By Maria Tsvetkova
MOSCOW (Reuters) - Supporters clapped and chanted "Freedom" in a Moscow courthouse on Thursday as 12 Russians went before a judge charged with mass disorder during a protest against President Vladimir Putin.
The protesters, several of them students, could face long prison terms if convicted over clashes with police in May last year on the eve of Putin's return to the presidency.
Putin critics liken the case to Soviet-era show trials and say the result will be decided in the Kremlin. They say the prosecutions are part of a new clampdown on dissent by Putin, now in his third term as president.
All 10 men are in pre-trial custody and were led into a cramped courtroom cage before guards removed their handcuffs.
A 19-year-old woman who was dragged by the neck by a camouflage officer at the protest last year is under house arrest, and the other female defendant cannot leave Russia. Both female defendants were in court but not inside the cage.
"This is a Stalin-style trial," said Georgy Satarov, a former aide to the late President Boris Yeltsin and now head of INDEM, a think-tank. "This is revenge ... It's an attempt to use fear to stop the growth of the protest movement."

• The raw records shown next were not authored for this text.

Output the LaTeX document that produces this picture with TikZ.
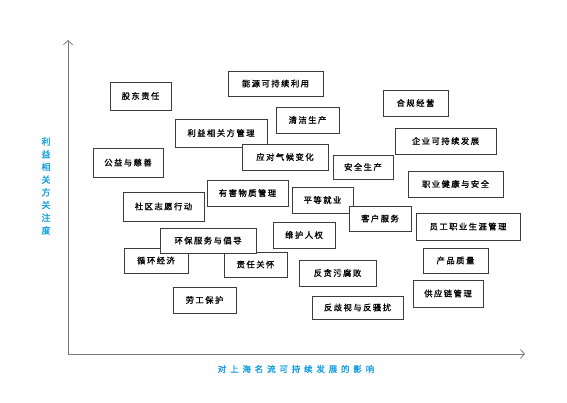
\documentclass[tikz,border=0pt]{standalone}
\usepackage{fontspec}
\usetikzlibrary{arrows.meta}
\newfontfamily\cjk[LetterSpace=18,FakeBold=1.2]{Noto Sans CJK SC}
\newfontfamily\cjkwide[LetterSpace=45,FakeBold=1.5]{Noto Sans CJK SC}
\newfontfamily\cjkvert[FakeBold=1.5]{Noto Sans CJK SC}
\definecolor{lblue}{RGB}{20,160,225}
\definecolor{axisgray}{RGB}{120,120,120}
\definecolor{boxgray}{RGB}{60,60,60}
\tikzset{
  cbox/.style={draw=boxgray, line width=0.9pt, fill=white, inner sep=0pt,
    font=\cjk\fontsize{8.3}{10}\selectfont, text=black},
  axisline/.style={draw=axisgray, line width=0.8pt, -{Straight Barb[length=4pt,width=9pt]}}
}
\newcommand{\bx}[6]{\node[cbox, minimum width={#3-#1}, minimum height={#4-#2}] (#5) at ({(#1+#3)/2},{(#2+#4)/2}) {#6};}
\begin{document}
\begin{tikzpicture}[x=1pt,y=-1pt]
\useasboundingbox (0,0) rectangle (567,403);
\coordinate (o) at (68,354);
\coordinate (ytop) at (68,40);
\coordinate (xend) at (525,354);
\draw[axisline] (o) -- (ytop);
\draw[axisline] (o) -- (xend);
\node[text=lblue, font=\cjkvert\fontsize{9}{12.7}\selectfont, align=center, inner sep=0pt] (ylab) at (46,186) {利\\益\\相\\关\\方\\关\\注\\度};
\node[text=lblue, font=\cjkwide\fontsize{8.5}{10}\selectfont, inner sep=0pt] (xlab) at (296,369) {对上海名流可持续发展的影响};
\bx{110}{82}{171}{110}{b1}{股东责任}
\bx{228}{71}{323}{96}{b2}{能源可持续利用}
\bx{276}{107}{339}{133}{b3}{清洁生产}
\bx{175}{119}{267}{147}{b4}{利益相关方管理}
\bx{93}{148}{163}{177}{b5}{公益与慈善}
\bx{242}{144}{328}{170}{b6}{应对气候变化}
\bx{383}{90}{448}{116}{b7}{合规经营}
\bx{395}{128}{496}{154}{b8}{企业可持续发展}
\bx{333}{155}{393}{179}{b9}{安全生产}
\bx{408}{171}{503}{197}{b10}{职业健康与安全}
\bx{123}{192}{204}{221}{b11}{社区志愿行动}
\bx{207}{180}{288}{206}{b12}{有害物质管理}
\bx{292}{187}{353}{213}{b13}{平等就业}
\bx{349}{206}{411}{231}{b14}{客户服务}
\bx{416}{213}{520}{240}{b15}{员工职业生涯管理}
\bx{273}{222}{335}{248}{b16}{维护人权}
\bx{124}{248}{188}{273}{b17}{循环经济}
\bx{224}{252}{287}{277}{b18}{责任关怀}
\bx{160}{228}{256}{253}{b19}{环保服务与倡导}
\bx{173}{287}{236}{313}{b20}{劳工保护}
\bx{299}{260}{376}{286}{b21}{反贪污腐败}
\bx{312}{296}{403}{319}{b22}{反歧视与反骚扰}
\bx{423}{248}{488}{273}{b23}{产品质量}
\bx{413}{280}{483}{307}{b24}{供应链管理}
\end{tikzpicture}
\end{document}
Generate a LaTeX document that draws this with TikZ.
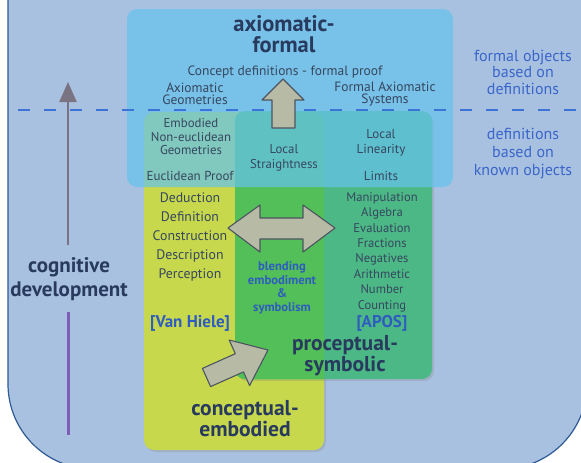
\documentclass[tikz,border=0pt]{standalone}
\usepackage{fontspec}
\setmainfont{PT Sans}
\usetikzlibrary{shadows,arrows.meta}
\definecolor{bgc}{HTML}{A9C1E1}
\definecolor{bordc}{HTML}{2F5A94}
\definecolor{bluebox}{HTML}{66C2EC}
\definecolor{yellowbox}{HTML}{C8D84C}
\definecolor{procbox}{HTML}{4CB886}
\definecolor{overlapc}{HTML}{52BF58}
\definecolor{textc}{HTML}{36475F}
\definecolor{headc}{HTML}{283A5E}
\definecolor{bluet}{HTML}{3A66CA}
\definecolor{boldblue}{HTML}{2E5DBF}
\definecolor{dashc}{HTML}{3D72D6}
\definecolor{arrowfill}{HTML}{B7BBA5}
\definecolor{arrowdraw}{HTML}{4C5560}
\definecolor{grayline}{HTML}{7A7382}
\definecolor{purpline}{HTML}{7E5DB8}
\tikzset{
  boxshadow/.style={drop shadow={opacity=0.25,shadow xshift=2pt,shadow yshift=-2pt}},
  fatarrow/.style={fill=arrowfill,draw=arrowdraw,line width=1.1pt,line join=round},
  lbl/.style={text=textc,align=center,inner sep=0pt,font=\fontsize{13}{14}\selectfont},
  head/.style={text=headc,align=center,inner sep=0pt,font=\fontsize{21.5}{21}\selectfont\bfseries},
  bluelbl/.style={text=boldblue,align=center,inner sep=0pt,font=\fontsize{17}{18}\selectfont\bfseries},
  sidelbl/.style={text=bluet,align=center,inner sep=0pt,font=\fontsize{16}{16.5}\selectfont},
}
\begin{document}
\begin{tikzpicture}[x=1pt,y=-1pt]
\useasboundingbox (0,0) rectangle (581,463);
% background
\begin{scope}
\clip (0,0) rectangle (581,463);
\fill[white] (0,0) rectangle (581,463);
\draw[fill=bgc,draw=bordc,line width=1.2pt] (8,-100) [rounded corners=85pt] -- (8,469) -- (587,469) [sharp corners] -- (587,-100) -- cycle;
\end{scope}
% boxes
\fill[yellowbox,rounded corners=10pt,boxshadow] (144,112) rectangle (324,450);
\fill[procbox,rounded corners=10pt,boxshadow] (235,111) rectangle (432,379);
\begin{scope}
\clip[rounded corners=10pt] (144,112) rectangle (324,450);
\fill[overlapc,rounded corners=10pt] (235,111) rectangle (432,379);
\end{scope}
\fill[bluebox,rounded corners=10pt,fill opacity=0.72] (127,9) rectangle (453,187);
% dashed line
\draw[dashc,line width=2pt,dash pattern=on 12pt off 14pt] (18,110) -- (581,110);
% cognitive development axis
\draw[grayline,line width=2.5pt,-{Triangle[length=20pt,width=17pt]}] (68,245) -- (68,82);
\draw[purpline,line width=3pt] (68,312) -- (68,435);
% fat arrows
\draw[fatarrow] (272,128) -- (272,100) -- (262,100) -- (283,79) -- (304,100) -- (295,100) -- (295,128) -- cycle;
\draw[fatarrow] (228,228) -- (260,205) -- (260,218) -- (303,218) -- (303,205) -- (335,228) -- (303,252) -- (303,239) -- (260,239) -- (260,252) -- cycle;
\draw[fatarrow] (202.4,368.4) -- (235.3,353.7) -- (229.2,340.0) -- (268,350) -- (249.6,385.6) -- (243.5,371.9) -- (210.6,386.6) -- cycle;
% texts
\node[head,font=\fontsize{22.5}{21.5}\selectfont\bfseries] (axf) at (284,34) {axiomatic-\\formal};
\node[lbl,font=\fontsize{13.5}{14}\selectfont] (cdf) at (285,72) {Concept definitions - formal proof};
\node[lbl,font=\fontsize{13.5}{12.5}\selectfont] (axg) at (195,94) {Axiomatic\\Geometries};
\node[lbl,font=\fontsize{13.5}{12.5}\selectfont] (fas) at (385,94) {Formal Axiomatic\\Systems};
\node[lbl,font=\fontsize{12.8}{13.5}\selectfont] (eng) at (191,137) {Embodied\\Non-euclidean\\Geometries};
\node[lbl] (eup) at (190,176) {Euclidean Proof};
\node[lbl,font=\fontsize{12.8}{15}\selectfont] (lst) at (284,158) {Local\\Straightness};
\node[lbl,font=\fontsize{13}{15}\selectfont] (lli) at (381,143) {Local\\Linearity};
\node[lbl] (lim) at (381,176) {Limits};
\node[lbl,font=\fontsize{13.8}{18.8}\selectfont] (llist) at (190,237) {Deduction\\Definition\\Construction\\Description\\Perception};
\node[lbl,font=\fontsize{12.6}{15.4}\selectfont] (rlist) at (382,252) {Manipulation\\Algebra\\Evaluation\\Fractions\\Negatives\\Arithmetic\\Number\\Counting};
\node[bluelbl] (vh) at (190,323) {[Van Hiele]};
\node[bluelbl] (apos) at (382,323) {[APOS]};
\node[bluelbl,font=\fontsize{12.6}{13.5}\selectfont\bfseries] (blend) at (282,288) {blending\\embodiment\\\&\\symbolism};
\node[head] (ps) at (345,356) {proceptual-\\symbolic};
\node[head] (ce) at (245,419) {conceptual-\\embodied};
\node[head,font=\fontsize{21}{24}\selectfont\bfseries] (cog) at (69,279) {cognitive\\development};
\node[sidelbl] (fob) at (523,72) {formal objects\\based on\\definitions};
\node[sidelbl,font=\fontsize{16}{18}\selectfont] (dbk) at (523,154) {definitions\\based on\\known objects};
\end{tikzpicture}
\end{document}
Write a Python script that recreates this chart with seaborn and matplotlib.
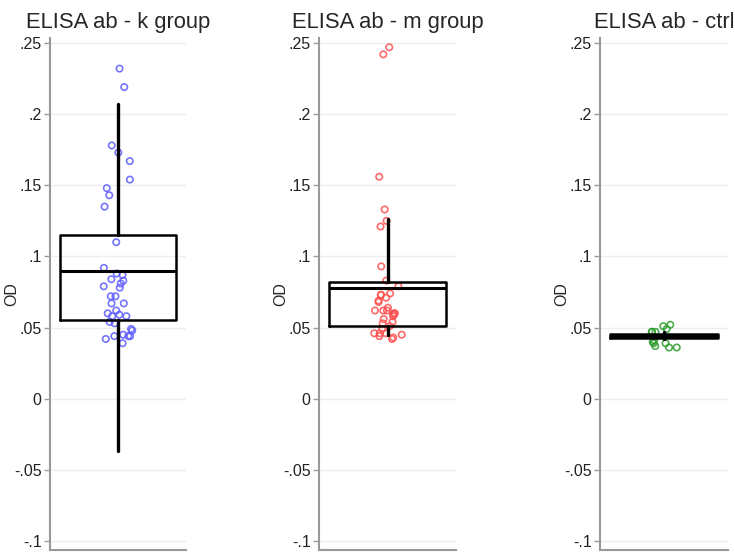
import numpy as np
import pandas as pd
import matplotlib
matplotlib.use("Agg")
import matplotlib.pyplot as plt
import seaborn as sns

# OD values
k_od = [0.232, 0.219, 0.178, 0.173, 0.167, 0.154, 0.148, 0.143, 0.135,
        0.110, 0.092, 0.088, 0.087, 0.084, 0.083, 0.081, 0.079, 0.078,
        0.072, 0.072, 0.067, 0.067, 0.062, 0.060, 0.059, 0.058, 0.058,
        0.054, 0.053, 0.049, 0.048, 0.045, 0.044, 0.044, 0.044, 0.042, 0.039]
m_od = [0.247, 0.242, 0.156, 0.133, 0.125, 0.121, 0.093, 0.083, 0.079,
        0.074, 0.073, 0.073, 0.071, 0.069, 0.068, 0.064, 0.062, 0.062,
        0.062, 0.060, 0.060, 0.059, 0.058, 0.056, 0.054, 0.053, 0.051,
        0.049, 0.046, 0.046, 0.046, 0.045, 0.044, 0.043, 0.042]
ctrl_od = [0.052, 0.051, 0.049, 0.047, 0.047, 0.047, 0.041, 0.040,
           0.039, 0.039, 0.037, 0.036, 0.036]

titles = ["ELISA ab - k group", "ELISA ab - m group", "ELISA ab - ctrl"]
colors = ["#5c5cff", "#ff4f4f", "#2e9e2e"]

# box stats
q1 = [0.055, 0.051, 0.0425]
medians = [0.090, 0.078, 0.044]
q3 = [0.115, 0.082, 0.0455]
whislo = [-0.037, 0.045, 0.042]
whishi = [0.207, 0.126, 0.047]

yticks = [-0.1, -0.05, 0, 0.05, 0.1, 0.15, 0.2, 0.25]
ytick_labels = ["-.1", "-.05", "0", ".05", ".1", ".15", ".2", ".25"]

data = pd.DataFrame({
    "group": ["k"] * len(k_od) + ["m"] * len(m_od) + ["ctrl"] * len(ctrl_od),
    "OD": k_od + m_od + ctrl_od,
})
group_keys = ["k", "m", "ctrl"]

sns.set_style("white")
plt.rcParams["font.family"] = ["Liberation Sans", "DejaVu Sans"]

fig = plt.figure(figsize=(7.35, 5.54), dpi=100)
W, H = 735, 554
# axes boxes in pixels: left, width
boxes = [(50, 136), (319, 137), (600, 128)]
top_px, bottom_px = 38, 550

np.random.seed(3)
for i, key in enumerate(group_keys):
    left, width = boxes[i]
    ax = fig.add_axes([left / W, 1 - bottom_px / H, width / W,
                       (bottom_px - top_px) / H])
    sub = data[data["group"] == key]
    sns.stripplot(y="OD", data=sub, ax=ax, jitter=0.11, size=4.6,
                  linewidth=1.2, zorder=2)
    coll = ax.collections[-1]
    coll.set_facecolor("none")
    coll.set_edgecolor(colors[i])
    coll.set_alpha(0.85)

    stats = [{"q1": q1[i], "med": medians[i], "q3": q3[i],
              "whislo": whislo[i], "whishi": whishi[i], "fliers": []}]
    ax.bxp(stats, positions=[0], widths=0.85, showcaps=False,
           boxprops=dict(color="black", linewidth=1.8),
           medianprops=dict(color="black", linewidth=2.2),
           whiskerprops=dict(color="black", linewidth=2.4),
           manage_ticks=False, zorder=3)

    ax.set_xlim(-0.5, 0.5)
    ax.set_ylim(-0.1063, 0.2535)
    ax.set_yticks(yticks)
    ax.set_yticklabels(ytick_labels)
    ax.set_xticks([])
    ax.set_xlabel("")
    ax.set_ylabel("OD", fontsize=11.5)
    ax.yaxis.set_label_coords(-31 / width, 0.5)
    ax.set_title(titles[i], fontsize=15.8, pad=7)
    ax.grid(axis="y", color="#eeeeee", linewidth=1)
    ax.set_axisbelow(True)
    for s in ["top", "right"]:
        ax.spines[s].set_visible(False)
    for s in ["left", "bottom"]:
        ax.spines[s].set_color("#999999")
        ax.spines[s].set_linewidth(1.5)
    ax.tick_params(axis="y", left=True, length=4, width=1, color="#999999",
                   labelsize=11.5, labelcolor="#222222", pad=2)

fig.savefig("out.png", dpi=100)
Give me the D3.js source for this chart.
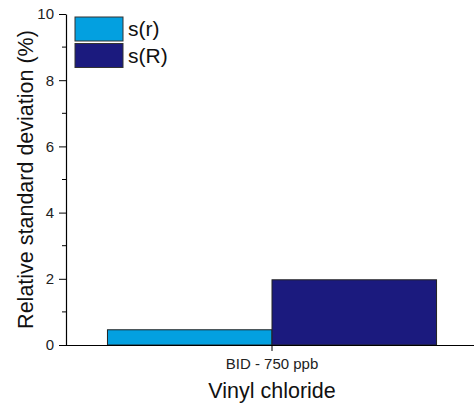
<!DOCTYPE html>
<html>
<head>
<meta charset="utf-8">
<script src="https://cdn.jsdelivr.net/npm/d3@7"></script>
<style>
  body { margin: 0; background: #fff; }
  svg { font-family: "Liberation Sans", Arial, sans-serif; }
</style>
</head>
<body>
<div class="container"></div>
<script>
const categories = ['BID - 750 ppb'];
const seriesNames = ['s(r)', 's(R)'];
const sr = [0.46];
const sR = [1.97];
const colors = ['#03a0e0', '#1b1a7e'];
const yTicks = [0, 2, 4, 6, 8, 10];

const width = 474;
const height = 407;
const margin = {left: 66, top: 14, bottom: 62};

const svg = d3.select('.container')
  .append('svg')
  .attr('width', width)
  .attr('height', height);

const y = d3.scaleLinear().domain([0, 10]).range([height - margin.bottom, margin.top]);
const x = d3.scaleBand().domain(categories).range([margin.left, 478]).paddingInner(0).paddingOuter(0.126);
const xs = d3.scaleBand().domain(seriesNames).range([0, x.bandwidth()]);

// bars
const rows = categories.map((c, i) => ({cat: c, vals: [sr[i], sR[i]]}));
const g = svg.append('g');
rows.forEach(r => {
  r.vals.forEach((v, j) => {
    g.append('rect')
      .attr('x', x(r.cat) + xs(seriesNames[j]))
      .attr('y', y(v))
      .attr('width', xs.bandwidth())
      .attr('height', y(0) - y(v))
      .attr('fill', colors[j])
      .attr('stroke', '#222')
      .attr('stroke-width', 1);
  });
});

// y axis
const yAxis = svg.append('g')
  .attr('transform', `translate(${margin.left},0)`)
  .call(d3.axisLeft(y).tickValues(yTicks).tickSize(7).tickSizeOuter(0).tickPadding(5));
yAxis.select('.domain').attr('stroke', '#000').attr('stroke-width', 1.2);
yAxis.selectAll('text').attr('font-size', 15).attr('fill', '#222');
// minor ticks
yAxis.selectAll('.minor').data([1, 3, 5, 7, 9]).enter()
  .append('line')
  .attr('x1', -4).attr('x2', 0)
  .attr('y1', d => y(d)).attr('y2', d => y(d))
  .attr('stroke', '#000');

// x axis
const xAxis = svg.append('g')
  .attr('transform', `translate(0,${y(0)})`)
  .call(d3.axisBottom(x).tickSize(6).tickSizeOuter(0).tickPadding(7));
xAxis.select('.domain').attr('d', `M${margin.left - 4},0.5H${width}`).attr('stroke', '#000').attr('stroke-width', 1.2);
xAxis.selectAll('text').attr('font-size', 15).attr('fill', '#222');

// axis titles
svg.append('text')
  .attr('transform', `translate(33,${(y(0) + y(10)) / 2}) rotate(-90)`)
  .attr('text-anchor', 'middle')
  .attr('font-size', 21.5)
  .attr('fill', '#111')
  .text('Relative standard deviation (%)');

svg.append('text')
  .attr('x', x(categories[0]) + x.bandwidth() / 2)
  .attr('y', 398)
  .attr('text-anchor', 'middle')
  .attr('font-size', 21.5)
  .attr('fill', '#111')
  .text('Vinyl chloride');

// legend
const legend = svg.append('g').attr('transform', 'translate(75,17)');
seriesNames.forEach((s, i) => {
  legend.append('rect')
    .attr('x', 0).attr('y', i * 26.5)
    .attr('width', 48).attr('height', 24)
    .attr('fill', colors[i])
    .attr('stroke', '#333');
  legend.append('text')
    .attr('x', 53).attr('y', i * 26.5 + 19)
    .attr('font-size', 21)
    .attr('fill', '#111')
    .text(s);
});
</script>
</body>
</html>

No date has been set for the trial. The judge rejected a motion to disqualify herself, saying a defense claim of bias was groundless, and extended the custody of the defendants for six months before adjourning the hearing until Friday.
"NEW GENERATION OF POLITICAL PRISONERS"
Putin has signed laws activists say restrict freedoms, and civic groups are under pressure from the state over foreign funding. Prominent opposition leader Alexei Navalny could be jailed for 10 years if convicted of theft in a trial he says is Putin's revenge for his activism.
"Putin is cracking down harder than ever and is showing he is willing to create a new generation of political prisoners unseen since the days of Stalin," former world chess champion Garry Kasparov, who is outside Russia and fears he may be prosecuted if he returns, said on Facebook on Thursday.
Most of the 12 defendants at the pre-trial hearing held behind closed doors on Thursday are in their 20s and could be jailed for eight years if convicted.
The rally on the eve of Putin's inauguration followed several peaceful protests that were fuelled by claims of fraud in a parliamentary election and dismay at Putin's decision to return to the Kremlin after a stint as prime minister.
Putin denies he is seeking to stifle dissent, saying people have the right to protest peacefully but condemning violence against police. In April, he denied he had returned "elements of Stalinism" but said Russia needed "order and discipline."
The protests were the biggest of Putin's 13 years in power, but they have since dwindled. A new opposition march is planned for June 12 along a route ending at Bolotnaya Square, the site of the protest the defendants are being tried for.
Artist Andrei Barabanov, one of nearly 30 people facing trial or prosecution over the May 6, 2012 protest, was dragged away so roughly by police that an ambulance was called for him.
Like most of the defendants he has no previous criminal record and says all he did was defend himself against police.
Police say protesters struck them with plastic flagpoles and metal crowd barriers and that some hurled chunks of asphalt. They said more than 40 officers were hurt.
"What I saw was mass disorder on the part of the police," said Barabanov's girlfriend Yekaterina, who declined to give her last name. She called the case a "huge pile of lies".